THE PROBLEM:
Everything from the first line down to the line containing "G = gz(X, Y)" is to be retyped exactly, both ends included, with pictures left out.

DATA EXCERPTS:
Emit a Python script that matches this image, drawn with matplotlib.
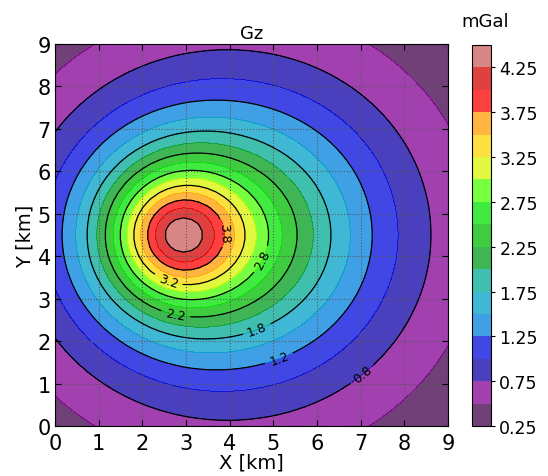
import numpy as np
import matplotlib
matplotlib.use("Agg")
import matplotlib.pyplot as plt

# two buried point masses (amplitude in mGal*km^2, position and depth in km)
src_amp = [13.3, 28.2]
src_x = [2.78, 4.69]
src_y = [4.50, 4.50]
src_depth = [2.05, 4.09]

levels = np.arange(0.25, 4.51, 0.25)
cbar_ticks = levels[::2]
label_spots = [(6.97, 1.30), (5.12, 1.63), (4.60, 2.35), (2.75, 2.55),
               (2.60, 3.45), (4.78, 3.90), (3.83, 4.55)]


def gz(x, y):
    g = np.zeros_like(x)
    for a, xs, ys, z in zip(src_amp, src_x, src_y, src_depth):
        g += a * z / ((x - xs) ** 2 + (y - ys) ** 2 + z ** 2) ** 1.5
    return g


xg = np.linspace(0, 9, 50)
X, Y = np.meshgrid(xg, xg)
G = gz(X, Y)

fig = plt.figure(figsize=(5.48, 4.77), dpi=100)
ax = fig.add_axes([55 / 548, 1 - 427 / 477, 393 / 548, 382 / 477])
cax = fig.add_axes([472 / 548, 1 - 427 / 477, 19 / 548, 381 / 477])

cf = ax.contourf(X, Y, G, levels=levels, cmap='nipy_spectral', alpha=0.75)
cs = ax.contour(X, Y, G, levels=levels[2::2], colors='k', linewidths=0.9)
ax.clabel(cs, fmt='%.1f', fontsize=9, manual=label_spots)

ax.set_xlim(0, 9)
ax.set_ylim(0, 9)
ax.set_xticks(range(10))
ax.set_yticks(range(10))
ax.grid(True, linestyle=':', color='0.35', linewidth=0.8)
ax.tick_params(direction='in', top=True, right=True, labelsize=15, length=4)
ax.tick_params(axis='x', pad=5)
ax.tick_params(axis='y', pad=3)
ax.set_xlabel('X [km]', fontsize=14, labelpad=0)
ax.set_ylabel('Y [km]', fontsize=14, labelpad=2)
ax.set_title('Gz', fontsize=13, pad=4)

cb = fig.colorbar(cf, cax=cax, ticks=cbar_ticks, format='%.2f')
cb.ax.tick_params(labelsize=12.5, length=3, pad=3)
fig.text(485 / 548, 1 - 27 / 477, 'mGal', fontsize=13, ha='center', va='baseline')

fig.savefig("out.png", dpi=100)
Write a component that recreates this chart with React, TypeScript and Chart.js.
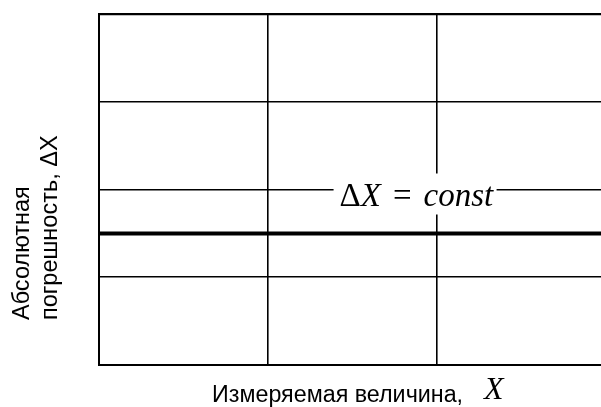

TASK ANSWER:
Emit a Python script that matches this image, drawn with matplotlib.
import numpy as np
import matplotlib
matplotlib.use("Agg")
import matplotlib.pyplot as plt

# two buried point masses (amplitude in mGal*km^2, position and depth in km)
src_amp = [13.3, 28.2]
src_x = [2.78, 4.69]
src_y = [4.50, 4.50]
src_depth = [2.05, 4.09]

levels = np.arange(0.25, 4.51, 0.25)
cbar_ticks = levels[::2]
label_spots = [(6.97, 1.30), (5.12, 1.63), (4.60, 2.35), (2.75, 2.55),
               (2.60, 3.45), (4.78, 3.90), (3.83, 4.55)]


def gz(x, y):
    g = np.zeros_like(x)
    for a, xs, ys, z in zip(src_amp, src_x, src_y, src_depth):
        g += a * z / ((x - xs) ** 2 + (y - ys) ** 2 + z ** 2) ** 1.5
    return g


xg = np.linspace(0, 9, 50)
X, Y = np.meshgrid(xg, xg)
G = gz(X, Y)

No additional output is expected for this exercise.